One thing Fincham totally ignores is that almost all of the PAS FLOs in England and Wales are embedded in the pre-existing museums identification service and existing county or regional archaeological units. I’d like to see Fincham (or the PAS) actually state what it is they do differently in terms of outreach that is not being done by archaeologists all over the world already. The PAS is merely an intensification of scale of the activities being carried out by museums for decades. The work of the PAS equally could be done by museums and archaeological bodies without the PAS, perhaps with a co-ordinating office within the structure of the MLA (for example in more central Birmingham).
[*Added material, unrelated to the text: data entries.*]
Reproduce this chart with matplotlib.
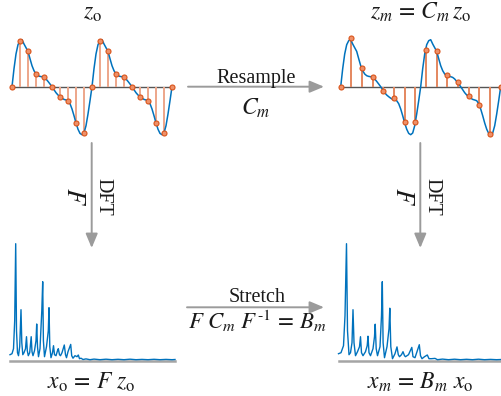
import numpy as np
import matplotlib
matplotlib.use('Agg')
import matplotlib.pyplot as plt

plt.rcParams['font.family'] = ['Liberation Serif', 'DejaVu Serif']
plt.rcParams['mathtext.fontset'] = 'stix'

W, H = 501, 396

# 一个周期的连续信号 (每 1/4 采样间隔一个点, 单位: 像素高度)
wave_period = [0, 18, 32.7, 42, 46, 47, 42.7, 39, 35.3, 28, 21, 16, 12.7, 11, 10.3, 10, 9.3,
               7.7, 5.3, 2.7, 0, -3, -6, -8.3, -10, -11.5, -12.7, -13.3, -14, -17, -22.3,
               -29, -36.3, -42.5, -46.7, -48, -46.3, -39, -27.3, -14]
# 原始采样 z_o (每周期 10 个点)
orig_period = [0, 46, 35.3, 12.7, 9.3, 0, -10, -14, -36.3, -46.3]
# 重采样 z_m = C_m z_o
resampled = [0, 48.3, 18.3, 10, -4.3, -11, -35.3, -35.3, 36.3, 35.7, 11.7, 5, -9.3, -18.7, -47.7, 0]
resample_step = 4 / 3

# 频谱 x_o: (横向偏移, 高度)
spec_o_x = [0, 2, 3.5, 4.7, 5.7, 6.5, 7.5, 8.5, 9.7, 11, 11.8, 12.8, 14, 15.5, 16.5, 17.3, 18.3,
            19.7, 21.2, 22, 23, 24.5, 26, 26.7, 27.5, 28.5, 30, 31.8, 32.7, 33.4, 34.5, 36.5,
            38.3, 39, 39.8, 41, 42.5, 43.5, 44.5, 46, 47.5, 48.3, 49.5, 50.5, 52, 54.3, 55.5,
            56.5, 58, 60.7, 61.7, 63, 65, 67, 68.3, 69.5, 71, 73, 76, 80, 84, 90, 96, 102, 108,
            114, 120, 126, 132, 138, 144, 150, 156, 162, 165]
spec_o_h = [6, 7, 12, 40, 117, 30, 8, 5, 14, 51, 18, 6, 8, 12, 24, 10, 5,
            8, 24, 9, 5, 10, 20, 36.7, 14, 4, 12, 50, 79, 20, 4, 14,
            30, 53, 14, 3, 8, 15, 6, 5, 10, 12, 6, 5, 8, 15.7, 6,
            3, 9, 16.3, 5, 2.5, 5, 4, 5.7, 2, 2.5, 1.2, 1.8, 1.0, 1.6, 1.0, 1.5, 1.0, 1.4,
            1.0, 1.5, 1.0, 1.3, 1.0, 1.4, 1.0, 1.3, 1.0, 1.2]
# 频谱 x_m = B_m x_o
spec_m_x = [0, 2.5, 5, 6.5, 8, 9, 10.5, 12, 13.5, 14.5, 15.5, 17, 19, 21, 22, 23, 24.5, 27,
            28.7, 29.5, 30.5, 32, 34.5, 36, 36.7, 37.7, 39, 41.5, 43, 43.8, 44.6, 46, 48.5,
            50.5, 51.3, 52.3, 54, 56.5, 58.5, 59.8, 61, 63, 64.5, 66, 67, 70, 73.3, 74.5, 76.5,
            78.5, 80.8, 82, 83.5, 86, 88.8, 90.5, 93, 96.5, 99, 104, 110, 116, 122, 128, 134,
            140, 146, 152, 158, 163]
spec_m_h = [7, 8, 15, 45, 117, 30, 6, 8, 18, 51, 18, 5, 9, 14, 24, 8, 5, 9,
            15, 24.5, 8, 5, 12, 24, 36.5, 12, 5, 14, 45, 79, 18, 3, 14,
            32, 52.5, 14, 2, 7, 13.8, 6, 4, 6, 9, 5, 4, 6, 13.3, 4, 3,
            9, 16, 5, 2, 4, 5.7, 2, 2, 2.3, 1, 1.6, 1.0, 1.5, 1.0, 1.4, 1.0,
            1.5, 1.0, 1.3, 1.0, 1.2]

BLUE = '#0072BD'
ORANGE = '#D95319'
GRAY = '#9B9B9B'


def px_axes(x0, y0, x1, y1):
    ax = fig.add_axes([x0 / W, 1 - y1 / H, (x1 - x0) / W, (y1 - y0) / H])
    ax.axis('off')
    return ax


def draw_wave(ax, t_samp, v_samp, stem_color):
    wave = np.concatenate([wave_period, wave_period, [0]])
    t = np.arange(len(wave)) / 4
    ax.plot([0, 20], [0, 0], color='#555555', lw=1.0, zorder=1, clip_on=False)
    ax.vlines(t_samp, 0, v_samp, color=stem_color, lw=1.4, zorder=2, clip_on=False)
    ax.plot(t, wave, color=BLUE, lw=1.1, zorder=3, clip_on=False)
    ax.plot(t_samp, v_samp, 'o', ms=3.6, mfc='#EE9068', mec=ORANGE, mew=0.8,
            zorder=4, clip_on=False)
    ax.set_xlim(0, 20)
    ax.set_ylim(-50, 50)


def draw_spec(ax, xs, hs, width):
    ax.plot([0, width], [0, 0], color='#A5A5A5', lw=1.8, zorder=1, clip_on=False)
    ax.plot(xs, hs, color=BLUE, lw=1.0, zorder=2, clip_on=False)
    ax.set_xlim(0, width)
    ax.set_ylim(0, 120.7)


fig = plt.figure(figsize=(W / 100, H / 100), dpi=100)

# 上方: 时域信号
ax1 = px_axes(12, 36.7, 172, 136.7)
orig = np.concatenate([orig_period, orig_period, [0]])
draw_wave(ax1, np.arange(len(orig)), orig, '#EDA68A')

ax2 = px_axes(340.7, 36.7, 500.7, 136.7)
draw_wave(ax2, np.arange(len(resampled)) * resample_step, resampled, '#E4875F')

# 下方: 频谱
ax3 = px_axes(10, 240, 175, 360.7)
draw_spec(ax3, spec_o_x, spec_o_h, 165)

ax4 = px_axes(338.5, 240, 501.5, 360.7)
draw_spec(ax4, spec_m_x, spec_m_h, 163)

# 文字和箭头
ax0 = fig.add_axes([0, 0, 1, 1], zorder=-1)
ax0.set_xlim(0, W)
ax0.set_ylim(H, 0)
ax0.axis('off')

arrow = dict(arrowstyle='-|>,head_length=0.86,head_width=0.36', color=GRAY, lw=1.4,
             shrinkA=0, shrinkB=0, mutation_scale=10)


def draw_arrow(x0, y0, x1, y1):
    ax0.annotate('', xy=(x1, y1), xytext=(x0, y0), arrowprops=arrow)


draw_arrow(188, 86.7, 324, 86.7)
draw_arrow(187, 307.3, 324, 307.3)
draw_arrow(91.7, 143, 91.7, 248)
draw_arrow(420.3, 143, 420.3, 248)

txt = dict(ha='center', va='baseline', color='#1a1a1a')
ax0.text(92, 18.3, r'$z_{\mathrm{o}}$', fontsize=17, **txt)
ax0.text(420.5, 19, r'$z_m\,=\,C_m\,z_{\mathrm{o}}$', fontsize=17, **txt)
ax0.text(256, 83.3, 'Resample', fontsize=14.5, **txt)
ax0.text(256, 115, r'$C_m$', fontsize=17, **txt)
ax0.text(256.7, 301.7, 'Stretch', fontsize=14.5, **txt)
ax0.text(257.5, 328.5, r'$F\ C_m\ F^{\text{-1}}\,=\,B_m$', fontsize=16.5, **txt)
ax0.text(91, 388.3, r'$x_{\mathrm{o}}\,=\,F\ z_{\mathrm{o}}$', fontsize=17, **txt)
ax0.text(420, 388.3, r'$x_m\,=\,B_m\ x_{\mathrm{o}}$', fontsize=17, **txt)

for xa in (91.7, 420.3):
    ax0.text(xa + 11.5, 196.5, 'DFT', fontsize=14.5, rotation=-90, ha='center', va='center',
             color='#1a1a1a')
    ax0.text(xa - 18.5, 196.5, r'$F$', fontsize=19, rotation=-90, ha='center', va='center',
             color='#1a1a1a')

fig.savefig('out.png', dpi=100)
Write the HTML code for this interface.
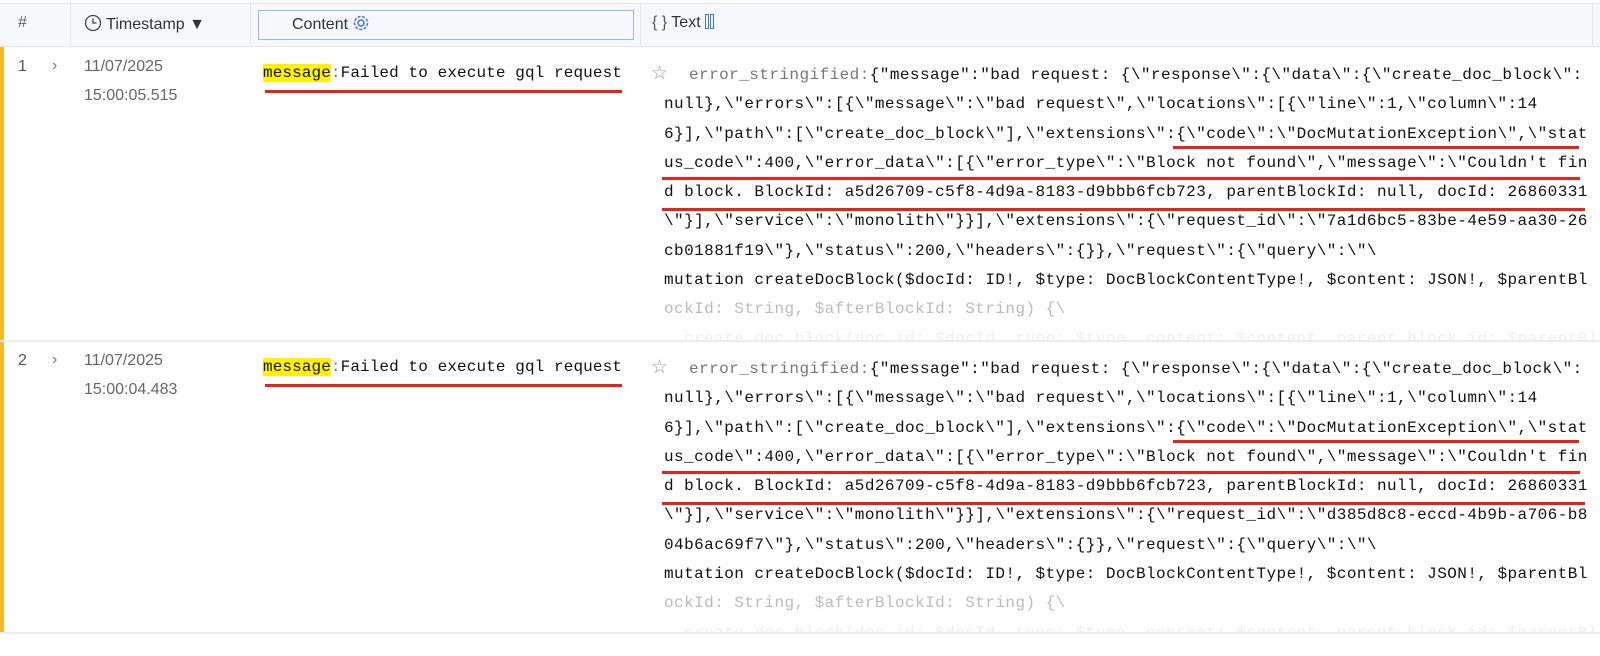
<!DOCTYPE html>
<html><head><meta charset="utf-8"><style>
*{margin:0;padding:0;box-sizing:border-box}
body{width:1600px;height:656px;background:#fff;position:relative;overflow:hidden;font-family:"Liberation Sans",sans-serif}
.hdr{position:absolute;left:0;top:3px;width:1600px;height:44px;background:#f6f8fc;border-top:1px solid #e3e6ec;border-bottom:1px solid #e1e5ec}
.vs{position:absolute;top:3px;height:44px;width:1px;background:#e1e5ec}
.ht{position:absolute;top:14px;font-size:16px;color:#333}
.bar{position:absolute;left:0;width:4px;background:#f7b924}
.sep{position:absolute;left:0;width:1600px;height:2px;background:#e8ebf0}
.num{position:absolute;left:18px;font-size:16px;color:#555}
.chev{position:absolute;left:52px;font-size:16px;color:#777}
.ts{position:absolute;left:84px;font-size:16px;color:#666;line-height:29px}
.msg{position:absolute;left:263px;font-family:"Liberation Mono",monospace;font-size:16px;letter-spacing:0.1px;color:#111;white-space:pre}
.msg .k{background:#fff200}
.txt{position:absolute;left:664px;font-family:"Liberation Mono",monospace;font-size:16px;letter-spacing:0.44px;line-height:29.3px;color:#111;white-space:pre}
.pin{display:inline-block;width:25px;position:relative}
.pin b{position:absolute;left:-13px;top:-20px;font-weight:normal;color:#99a;font-size:19px;font-family:"DejaVu Sans",sans-serif}
.g{color:#777}
.f1{color:#bbb}.f2{color:#eee}
.red{position:absolute;height:3px;background:#e8231a}
.cl{position:absolute;left:640px;width:960px;overflow:hidden}
</style></head><body>
<div class="hdr"></div>
<div class="vs" style="left:70px"></div><div class="vs" style="left:250px"></div><div class="vs" style="left:640px"></div><div class="vs" style="left:1592px"></div>
<div class="ht" style="left:18px;color:#666">#</div>
<div class="ht" style="left:84px"><svg width="18" height="18" viewBox="0 0 18 18" style="vertical-align:-3px"><circle cx="9" cy="9" r="7.5" fill="none" stroke="#444" stroke-width="1.3"/><path d="M9 4.5V9h3.5" fill="none" stroke="#444" stroke-width="1.3"/></svg> Timestamp &#9660;</div>
<div style="position:absolute;left:258px;top:10px;width:376px;height:30px;border:1px solid #9bb7e8;background:#f6f8fc"></div>
<div class="ht" style="left:292px">Content <svg width="18" height="18" viewBox="0 0 18 18" style="vertical-align:-3px"><circle cx="9" cy="9" r="3" fill="none" stroke="#3a78e0" stroke-width="1.5"/><circle cx="9" cy="9" r="6.5" fill="none" stroke="#3a78e0" stroke-width="1.5" stroke-dasharray="3 1.5"/></svg></div>
<div class="ht" style="left:652px;color:#555">{ } <span style="color:#333">Text</span> <span style="display:inline-block;width:4px;height:15px;border:1.5px solid #3a78e0;vertical-align:-2px"></span><span style="display:inline-block;width:4px;height:15px;border:1.5px solid #3a78e0;vertical-align:-2px;margin-left:1px"></span></div>

<div class="bar" style="top:47px;height:293px"></div>
<div class="bar" style="top:342px;height:291px"></div>

<div class="num" style="top:58px">1</div><div class="chev" style="top:57px">&#8250;</div>
<div class="ts" style="top:52px">11/07/2025<br>15:00:05.515</div>
<div class="msg" style="top:64px"><span class="k">message</span><span class="g">:</span>Failed to execute gql request</div>
<div class="red" style="left:265px;top:90px;width:357px"></div>
<div class="cl" style="top:47px;height:293px"><div class="txt" style="top:14px;left:24px"><span class="pin"><b>&#9734;</b></span><span class="g">error_stringified:</span>{"message":"bad request: {\"response\":{\"data\":{\"create_doc_block\":
null},\"errors\":[{\"message\":\"bad request\",\"locations\":[{\"line\":1,\"column\":14
6}],\"path\":[\"create_doc_block\"],\"extensions\":{\"code\":\"DocMutationException\",\"stat
us_code\":400,\"error_data\":[{\"error_type\":\"Block not found\",\"message\":\"Couldn't fin
d block. BlockId: a5d26709-c5f8-4d9a-8183-d9bbb6fcb723, parentBlockId: null, docId: 26860331
\"}],\"service\":\"monolith\"}}],\"extensions\":{\"request_id\":\"7a1d6bc5-83be-4e59-aa30-26
cb01881f19\"},\"status\":200,\"headers\":{}},\"request\":{\"query\":\"\
mutation createDocBlock($docId: ID!, $type: DocBlockContentType!, $content: JSON!, $parentBl
<span class="f1">ockId: String, $afterBlockId: String) {\</span>
<span class="f2">  create_doc_block(doc_id: $docId, type: $type, content: $content, parent_block_id: $parentBl</span></div></div>
<div class="red" style="left:1173px;top:146px;width:406px"></div>
<div class="red" style="left:662px;top:177px;width:918px"></div>
<div class="red" style="left:662px;top:208px;width:923px"></div>

<div class="num" style="top:352px">2</div><div class="chev" style="top:351px">&#8250;</div>
<div class="ts" style="top:346px">11/07/2025<br>15:00:04.483</div>
<div class="msg" style="top:358px"><span class="k">message</span><span class="g">:</span>Failed to execute gql request</div>
<div class="red" style="left:265px;top:384px;width:357px"></div>
<div class="cl" style="top:342px;height:291px"><div class="txt" style="top:13px;left:24px"><span class="pin"><b>&#9734;</b></span><span class="g">error_stringified:</span>{"message":"bad request: {\"response\":{\"data\":{\"create_doc_block\":
null},\"errors\":[{\"message\":\"bad request\",\"locations\":[{\"line\":1,\"column\":14
6}],\"path\":[\"create_doc_block\"],\"extensions\":{\"code\":\"DocMutationException\",\"stat
us_code\":400,\"error_data\":[{\"error_type\":\"Block not found\",\"message\":\"Couldn't fin
d block. BlockId: a5d26709-c5f8-4d9a-8183-d9bbb6fcb723, parentBlockId: null, docId: 26860331
\"}],\"service\":\"monolith\"}}],\"extensions\":{\"request_id\":\"d385d8c8-eccd-4b9b-a706-b8
04b6ac69f7\"},\"status\":200,\"headers\":{}},\"request\":{\"query\":\"\
mutation createDocBlock($docId: ID!, $type: DocBlockContentType!, $content: JSON!, $parentBl
<span class="f1">ockId: String, $afterBlockId: String) {\</span>
<span class="f2">  create_doc_block(doc_id: $docId, type: $type, content: $content, parent_block_id: $parentBl</span></div></div>
<div class="red" style="left:1173px;top:440px;width:406px"></div>
<div class="red" style="left:662px;top:471px;width:918px"></div>
<div class="red" style="left:662px;top:502px;width:923px"></div>
<div class="sep" style="top:340px"></div>
<div class="sep" style="top:632px"></div>
</body></html>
The second factor which Fincham omits is the very real relationship between PAS data gathering and metal detecting clubs and rallies. Without them, the PAS database would be numerically thinner (significantly, PAS figures are lacking which would inform us by how much). To set up an imitation of the PAS in Iraq or Egypt, you’d first have to set up metal detecting clubs and rallies there. The all important factor is the social setting of the PAS, which is lacking in many other “source” countries. I’d like to ask whether Fincham would advocate introduction of a PAS system with attendant liberalization of the laws on state claims to archaeological material for neighbouring Scotland or Northern Ireland and whether he thinks that would be a forward or backward step, and in what respects. I am not at all convinced that setting up metal detecting (or tomb-robbing) clubs in Iraq or Egypt or Guatamala so that a PAS-clone can gather “information” (of what type?) from them would really be an archaeologically-positive move.